最近、色々な意味で何事もバランス感覚が大事だなと思うことがよくあります。留学中は、
キャリアと家庭とのバランスについて考える機会が多かったのですが、これは引続きリタイアするまでの大きなテーマでしょう。帰国してからはや一年近く経とうとしていますが、仕事をしている時はしている時で「仕事の仕方」のバランスをどう取っていくか?を考えることが多いです。
例えば、最も単純なバランス感覚としては、今抱えている複数案件を効率良くパラレルで進めていくための時間配分。あるいは、今所属している部署のミッション(本業)と全社的な視点から取り組むべき課題(
社内SNS推進活動等)とのバランス。そして、最近、特に意識しているのが右脳と左脳のバランスです。

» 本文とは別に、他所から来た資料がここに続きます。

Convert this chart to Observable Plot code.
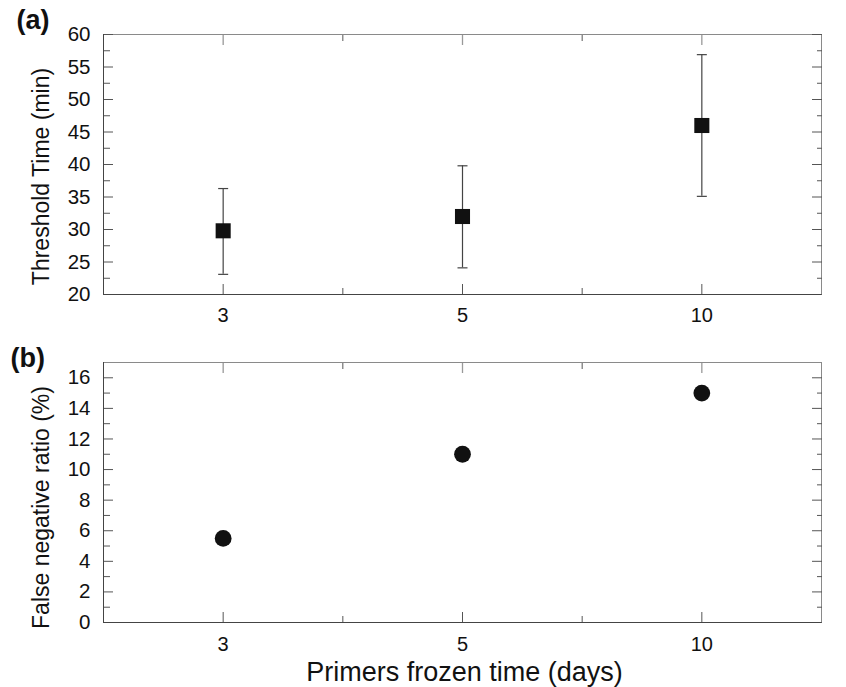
<!DOCTYPE html>
<html>
<head>
<meta charset="utf-8">
<script src="https://cdn.jsdelivr.net/npm/d3@7"></script>
<script src="https://cdn.jsdelivr.net/npm/@observablehq/plot@0.6"></script>
<style>
  html, body { margin: 0; padding: 0; background: #fff; }
  #chart { width: 846px; }
  #chart svg { display: block; }
</style>
</head>
<body>
<div id="chart"></div>
<script>
// ---- data ----
const categories = ["3", "5", "10"];            // primers frozen time (days)
const thresholdMean = [29.8, 32.0, 46.0];       // threshold time (min)
const thresholdLow = [23.1, 24.1, 35.1];
const thresholdHigh = [36.3, 39.8, 56.9];
const falseNegative = [5.5, 11.0, 15.0];        // false negative ratio (%)
const yTicksA = [20, 25, 30, 35, 40, 45, 50, 55, 60];
const yMinorA = [22.5, 27.5, 32.5, 37.5, 42.5, 47.5, 52.5, 57.5];
const yTicksB = [0, 2, 4, 6, 8, 10, 12, 14, 16];
const yMinorB = [1, 3, 5, 7, 9, 11, 13, 15];

const rowsA = categories.map((c, i) => ({pos: i + 1, cat: c, mean: thresholdMean[i], lo: thresholdLow[i], hi: thresholdHigh[i]}));
const rowsB = categories.map((c, i) => ({pos: i + 1, cat: c, v: falseNegative[i]}));
const xMajor = categories.map((c, i) => i + 1);
const xMinor = [1.5, 2.5];

const FONT = "'Liberation Sans', Arial, Helvetica, sans-serif";
const TICK = "#555";

const capSymbol = {
  draw(context, size) {
    const h = Math.sqrt(size / Math.PI);
    context.moveTo(-h, 0);
    context.lineTo(h, 0);
  }
};

function axisMarks(yMajor, yMinor, xPad) {
  const blank = () => "";
  return [
    Plot.frame({stroke: "#8a8a8a"}),
    Plot.axisX(xMajor, {anchor: "bottom", tickSize: 0, tickPadding: xPad, tickFormat: d => categories[d - 1], fontSize: 20, fill: "#111", label: null}),
    Plot.axisX(xMajor, {anchor: "bottom", tickSize: -10, tickFormat: blank, stroke: TICK, label: null}),
    Plot.axisX(xMajor, {anchor: "top", tickSize: -10, tickFormat: blank, stroke: "#999", strokeWidth: 1.3, label: null}),
    Plot.axisX(xMinor, {anchor: "bottom", tickSize: -6, tickFormat: blank, stroke: TICK, label: null}),
    Plot.axisX(xMinor, {anchor: "top", tickSize: -6, tickFormat: blank, stroke: TICK, label: null}),
    Plot.axisY(yMajor, {anchor: "left", tickSize: 0, tickPadding: 13, fontSize: 20.5, fill: "#111", label: null}),
    Plot.axisY(yMajor, {anchor: "left", tickSize: -10, tickFormat: blank, stroke: TICK, label: null}),
    Plot.axisY(yMajor, {anchor: "right", tickSize: -10, tickFormat: blank, stroke: TICK, label: null}),
    Plot.axisY(yMinor, {anchor: "left", tickSize: -7, tickFormat: blank, stroke: TICK, label: null}),
    Plot.axisY(yMinor, {anchor: "right", tickSize: -5, tickFormat: blank, stroke: TICK, label: null})
  ];
}

const plotA = Plot.plot({
  width: 846,
  height: 330,
  marginTop: 34,
  marginBottom: 36,
  marginLeft: 103,
  marginRight: 25,
  style: {fontFamily: FONT, background: "#fff", color: "#111"},
  x: {domain: [0.5, 3.5], label: null},
  y: {domain: [20, 60], label: null},
  marks: [
    ...axisMarks(yTicksA, yMinorA, 13),
    Plot.ruleY([20], {stroke: "#444"}),
    Plot.ruleX([0.5], {stroke: "#444"}),
    Plot.ruleX(rowsA, {x: "pos", y1: "lo", y2: "hi", stroke: "#444", strokeWidth: 1.2}),
    Plot.dot(rowsA, {x: "pos", y: "lo", symbol: capSymbol, r: 5, stroke: "#444", strokeWidth: 1.2, fill: "none"}),
    Plot.dot(rowsA, {x: "pos", y: "hi", symbol: capSymbol, r: 5, stroke: "#444", strokeWidth: 1.2, fill: "none"}),
    Plot.dot(rowsA, {x: "pos", y: "mean", symbol: "square", r: 8.5, fill: "#111", stroke: "none"}),
    Plot.text(["Threshold Time (min)"], {frameAnchor: "left", dx: -62, dy: 12, rotate: -90, fontSize: 23, fill: "#111", textAnchor: "middle"}),
    Plot.text(["(a)"], {frameAnchor: "top-left", dx: -87, dy: -6, lineAnchor: "bottom", textAnchor: "start", fontSize: 27, fontWeight: "bold", fill: "#111"})
  ]
});

const plotB = Plot.plot({
  width: 846,
  height: 357,
  marginTop: 32,
  marginBottom: 65,
  marginLeft: 103,
  marginRight: 25,
  style: {fontFamily: FONT, background: "#fff", color: "#111"},
  x: {domain: [0.5, 3.5], label: null},
  y: {domain: [0, 17], label: null},
  marks: [
    ...axisMarks(yTicksB, yMinorB, 14),
    Plot.ruleY([0], {stroke: "#444"}),
    Plot.ruleX([0.5], {stroke: "#444"}),
    Plot.dot(rowsB, {x: "pos", y: "v", symbol: "circle", r: 8.4, fill: "#111", stroke: "none"}),
    Plot.text(["False negative ratio (%)"], {frameAnchor: "left", dx: -62, dy: 15, rotate: -90, fontSize: 23, fill: "#111", textAnchor: "middle"}),
    Plot.text(["(b)"], {frameAnchor: "top-left", dx: -93, dy: 4, lineAnchor: "bottom", textAnchor: "start", fontSize: 27, fontWeight: "bold", fill: "#111"}),
    Plot.text(["Primers frozen time (days)"], {frameAnchor: "bottom", dx: 2, dy: 58, lineAnchor: "bottom", textAnchor: "middle", fontSize: 27, fill: "#111"})
  ]
});

const root = document.getElementById("chart");
root.appendChild(plotA);
root.appendChild(plotB);
</script>
</body>
</html>
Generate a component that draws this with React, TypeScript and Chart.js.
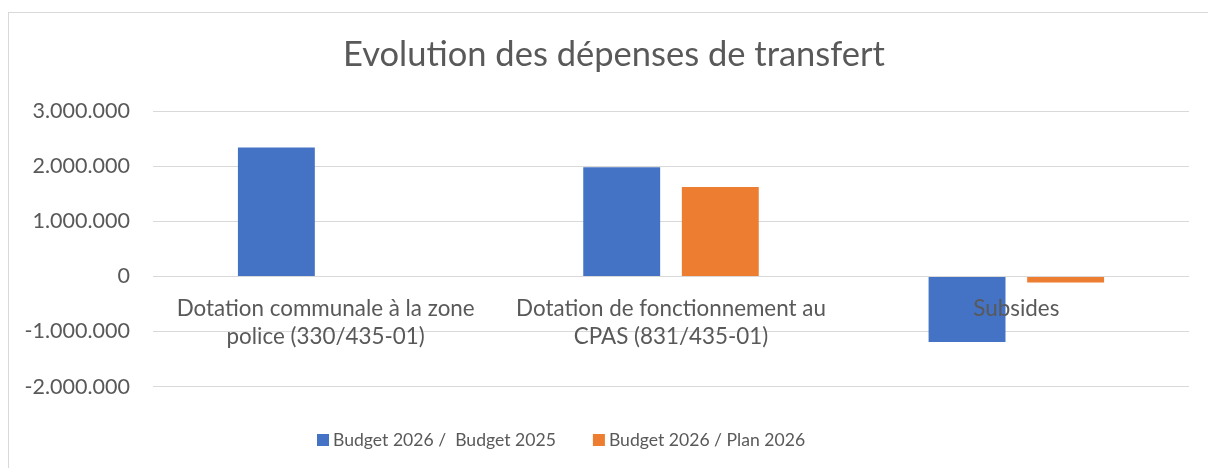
import { useEffect, useRef } from 'react';
import { Chart, registerables } from 'chart.js';

Chart.register(...registerables);

const TITLE = 'Evolution des dépenses de transfert';
const CATEGORIES = [
  ['Dotation communale à la zone', 'police (330/435-01)'],
  ['Dotation de fonctionnement au', 'CPAS (831/435-01)'],
  ['Subsides'],
];
const SERIES_NAMES = ['Budget 2026 /  Budget 2025', 'Budget 2026 / Plan 2026'];
const BUDGET_VS_BUDGET = [2340000, 1980000, -1190000];
const BUDGET_VS_PLAN = [0, 1620000, -110000];
const Y_TICKS = [-2000000, -1000000, 0, 1000000, 2000000, 3000000];
const Y_TICK_LABELS = ['-2.000.000', '-1.000.000', '0', '1.000.000', '2.000.000', '3.000.000'];

const FONT = 'Lato';
const TEXT = '#595959';
const BLUE = '#4472C4';
const ORANGE = '#ED7D31';

const excelLegend = {
  id: 'excelLegend',
  afterDraw(chart: any) {
    const ctx = chart.ctx;
    ctx.save();
    ctx.font = `17.6px ${FONT}`;
    ctx.textBaseline = 'middle';
    ctx.textAlign = 'left';
    let x = 317;
    const y = 440;
    chart.data.datasets.forEach((ds: any) => {
      ctx.fillStyle = ds.backgroundColor;
      ctx.fillRect(x, y - 6, 12, 12);
      x += 16;
      ctx.fillStyle = TEXT;
      ctx.fillText(ds.label, x, y);
      x += ctx.measureText(ds.label).width + 37;
    });
    ctx.restore();
  },
};

// Excel centres the title on the whole chart frame (which starts at x=8 and runs past the window)
const titleShift = {
  id: 'titleShift',
  afterLayout(chart: any) {
    if (chart.titleBlock) chart.titleBlock.left = 39;
  },
};

export default function App() {
  const ref = useRef<HTMLCanvasElement | null>(null);

  useEffect(() => {
    if (!ref.current) return;
    const chart = new Chart(ref.current, {
      type: 'bar',
      data: {
        labels: CATEGORIES,
        datasets: [
          {
            label: SERIES_NAMES[0],
            data: BUDGET_VS_BUDGET,
            backgroundColor: BLUE,
            categoryPercentage: 0.571,
            barPercentage: 0.78,
          },
          {
            label: SERIES_NAMES[1],
            data: BUDGET_VS_PLAN,
            backgroundColor: ORANGE,
            categoryPercentage: 0.571,
            barPercentage: 0.78,
          },
        ],
      },
      options: {
        animation: false,
        responsive: false,
        maintainAspectRatio: false,
        devicePixelRatio: 1,
        layout: { padding: { left: 0, right: 19, top: 0, bottom: 81.3 } },
        plugins: {
          legend: { display: false },
          tooltip: { enabled: false },
          title: {
            display: true,
            text: TITLE,
            color: TEXT,
            font: { family: FONT, size: 34.5, weight: 'normal', lineHeight: 1.2 },
            padding: { top: 34.3, bottom: 35.3 },
          },
        },
        scales: {
          x: {
            type: 'category',
            position: { y: 0 } as any,
            grid: { display: false, drawTicks: false },
            border: { display: false },
            ticks: {
              z: 1,
              color: TEXT,
              font: { family: FONT, size: 22.4, lineHeight: 1.22 },
              padding: 19,
              autoSkip: false,
              maxRotation: 0,
              minRotation: 0,
            },
          },
          y: {
            min: -2000000,
            max: 3000000,
            afterFit: (s: any) => {
              s.width = 153;
            },
            afterBuildTicks: (s: any) => {
              s.ticks = Y_TICKS.map((v) => ({ value: v }));
            },
            grid: { color: '#d9d9d9', lineWidth: 1, drawTicks: false },
            border: { display: false },
            ticks: {
              color: TEXT,
              font: { family: FONT, size: 21.5 },
              padding: 23,
              callback: (v: any) => {
                const i = Y_TICKS.indexOf(Number(v));
                return i >= 0 ? Y_TICK_LABELS[i] : '';
              },
            },
          },
        },
      },
      plugins: [titleShift, excelLegend],
    });
    return () => chart.destroy();
  }, []);

  return (
    <div style={{ position: 'absolute', left: 0, top: 0, width: 1208, height: 468, overflow: 'hidden', background: '#fff' }}>
      <div style={{ position: 'absolute', left: 8, top: 12, width: 1400, height: 700, border: '1px solid #d9d9d9' }} />
      <canvas ref={ref} width={1208} height={468} style={{ position: 'absolute', left: 0, top: 0, width: 1208, height: 468 }} />
    </div>
  );
}
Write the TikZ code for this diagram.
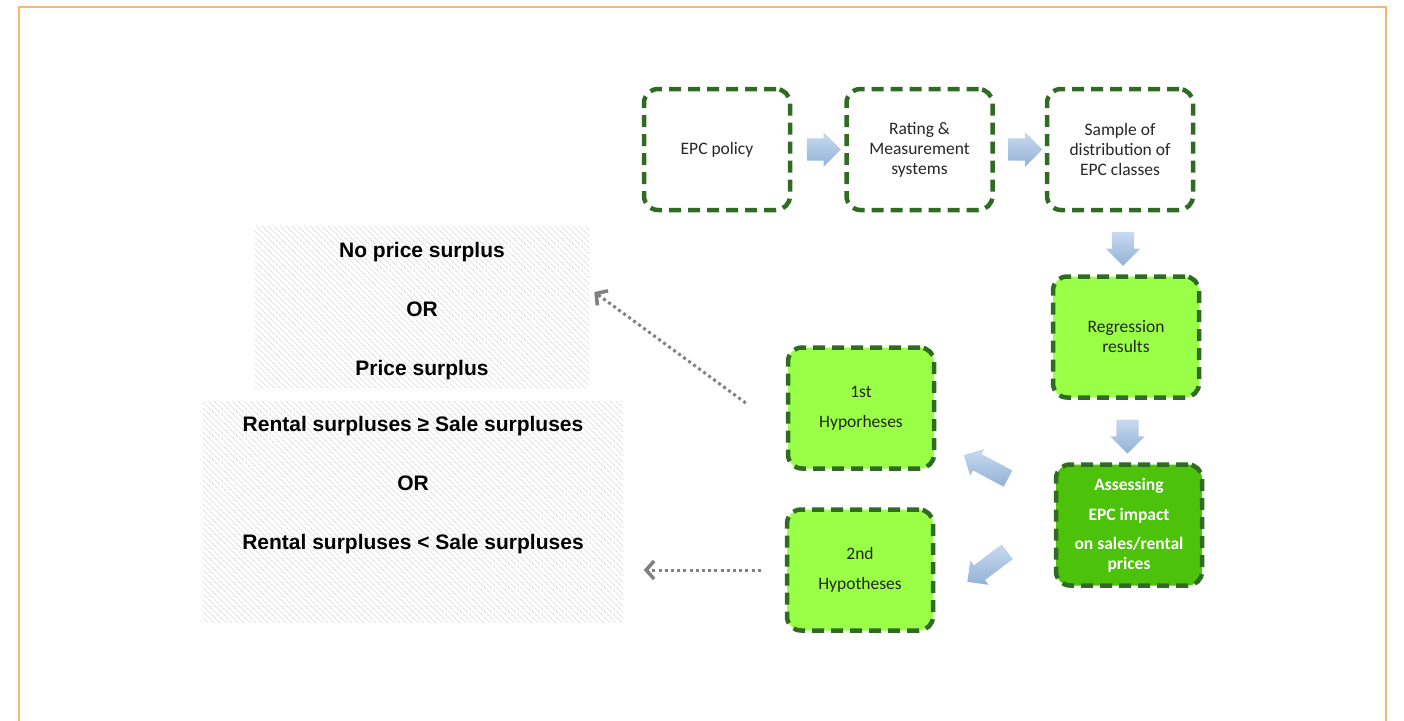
\documentclass[tikz,border=0pt]{standalone}
\usepackage{fontspec}
\setmainfont{Carlito}
\newfontfamily\arialfont{Liberation Sans}
\usetikzlibrary{shapes.arrows, arrows.meta, patterns.meta, calc}

\definecolor{epcborder}{HTML}{2F6B22}
\definecolor{lightfill}{HTML}{99FF47}
\definecolor{darkfill}{HTML}{4CC20A}
\definecolor{arrowtop}{HTML}{C8DAF0}
\definecolor{arrowbot}{HTML}{93B1D6}
\definecolor{dotgray}{HTML}{808080}
\definecolor{framecol}{HTML}{F7B76E}

\tikzset{
  stepbox/.style={rectangle, rounded corners=14pt, draw=epcborder, line width=4.5pt,
    dash pattern=on 12pt off 7pt, minimum width=146pt, minimum height=121pt,
    align=center, font=\fontsize{17.5}{20}\selectfont, text=black!85},
  blockarrow/.style={single arrow, minimum width=34pt, minimum height=34pt,
    single arrow head extend=6pt, inner xsep=0pt, inner ysep=11pt, top color=arrowtop,
    bottom color=arrowbot, draw=none},
  slantarrow/.style={blockarrow, minimum width=30pt, minimum height=50pt, inner ysep=9pt},
  hatchbox/.style={rectangle, draw=none, inner sep=0pt,
    pattern={Lines[angle=-45, distance=4pt, line width=0.6pt]}, pattern color=black!20},
  hatchtext/.style={align=center, font=\arialfont\bfseries\fontsize{21}{59}\selectfont},
  dotarrow/.style={dotgray, line width=3pt, dash pattern=on 3pt off 3.2pt,
    -{Straight Barb[length=8pt, width=18pt, line width=3.5pt]}}
}

\begin{document}
\begin{tikzpicture}[x=1pt, y=-1pt]
\useasboundingbox (0,0) rectangle (1404,720);
% Frame
    \draw[framecol, line width=2pt] (19,730) -- (19,7) -- (1386,7) -- (1386,730);
% Top row
    \node[stepbox] (epc) at (717,149.5) {EPC policy};
    \node[stepbox] (rating) at (919.5,149.5) {Rating \&\\ Measurement\\ systems};
    \node[stepbox] (sample) at (1120,149.5) {Sample of\\ distribution of\\ EPC classes};
% Right column
    \node[stepbox, fill=lightfill] (regr) at (1126,337) {Regression\\ results};
    \node[stepbox, fill=darkfill, text=white, font=\bfseries\fontsize{17.5}{20}\selectfont]
        (assess) at (1129,525) {Assessing\\[10pt] EPC impact\\[9pt] on sales/rental\\ prices};
% Hypotheses
    \node[stepbox, fill=lightfill, font=\fontsize{17.5}{30}\selectfont] (hyp1) at (861,408) {1st\\ Hyporheses};
    \node[stepbox, fill=lightfill, font=\fontsize{17.5}{30}\selectfont] (hyp2) at (860,570) {2nd\\ Hypotheses};
% Block arrows
    \node[blockarrow] (a1) at ($(epc)!0.5!(rating)$) {};
    \node[blockarrow] (a2) at ($(rating)!0.5!(sample)$) {};
    \node[blockarrow, rotate=-90] (a3) at ($(sample.south)!0.5!(regr.north)$) {};
    \node[blockarrow, rotate=-90] (a4) at ($(regr.south)!0.5!(assess.north)$) {};
    \node[slantarrow, rotate=152] (a5) at (990,469) {};
    \node[slantarrow, rotate=217] (a6) at (991,564) {};
% Outcomes
    \node[hatchbox, minimum width=334pt, minimum height=162pt] (surplus) at (422,307) {};
    \node[hatchtext] at ([yshift=-4pt]surplus.center) {No price surplus\\ OR\\ Price surplus};
    \node[hatchbox, minimum width=420pt, minimum height=221pt] (rental) at (413,511.5) {};
    \node[hatchtext] at ([yshift=26pt]rental.center) {Rental surpluses ≥ Sale surpluses\\ OR\\ Rental surpluses < Sale surpluses};
% Dotted links
    \coordinate (d1) at ([xshift=-40pt, yshift=5pt]hyp1.west);
    \coordinate (d2) at ([xshift=-24pt]hyp2.west);
    \draw[dotarrow] (d1) -- ([xshift=5pt, yshift=15pt]surplus.east);
    \draw[dotarrow] (d2) -- ([xshift=-117pt]d2);
\end{tikzpicture}
\end{document}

自由競争をベースとした資本主義の論理が広く行き渡っている現代では、論理性が非常に問われる社会であり、左脳的な発想:ロジカルシンキングが幅を利かせています。それに加えて、資本主義社会における知恵の集大成とも言える経営学を資本主義で成功したアメリカで学び、マッキンゼーのインターンシップでは
徹底したファクトとロジックの積み上げをベースとするロジカルシンキングの訓練を受け、また1か0かのデジタルを集積してシステムを作り上げるIT業界に身を置いている僕としては、相当に意識して右脳を鍛えない限り、知らずのうちに左脳偏重的な発想に陥りがちです。
そんな意識は常に持ち続けているつもりでしたが、たまたま「
ウェブ進化論」と「
国家の品格」を立て続けに読んでみて改めて「右脳をもっと鍛えなければ!」という思いを深くしました。2冊ともそれぞれの軸で「今」を鋭く分析した上で将来に向けての考察や問題提起をしている点は共通していますが、「ウェブ進化論」は極めて左脳的なテーマを扱っているのに対し、「国家の品格」は右脳的な価値観の重要性について論じているという意味で両極に位置していると思います。
とかく仕事をしている時間が長いとついつい論理が先行しがちですが、日常生活はもちろん仕事をしている局面においても右脳的なもの、例えば他者の感情面への配慮であったり、直感的な判断やひらめき、創造的なデザインといったものが実は非常に重要であり、左脳的なロジカルシンキングというのは単なる1つのスキルに過ぎません。
進学先や就職先の決定、結婚、MBA留学を目指すという覚悟、
留学先の決定、帰国後に今の会社に帰るという決定等、今までの人生における様々な重要局面を振り返ってみても、結局は論理だけではとても説明し切れない感情や直感、人情といった右脳的な要素に基づいて決断してきました。
こうした「人生の岐路」における選択においては、悩めば悩むほど自分でも何だかよく分からなくなってしまうものです。そんな時ほど、僕は「
最後は自分の直感を信じる」ことにしています。どんなに難しい選択であっても、ずっと真剣に考え続けているといつか必ず
「理由を問われても言葉ではよく説明できないんだけど答えがひらめいた」瞬間が訪れます。
今までの実務修行を通じて左脳的なスキルはもう十分身につけることができたので、今後は更に意識して右脳的な要素を育んでいけるよう精進していきたいと思います。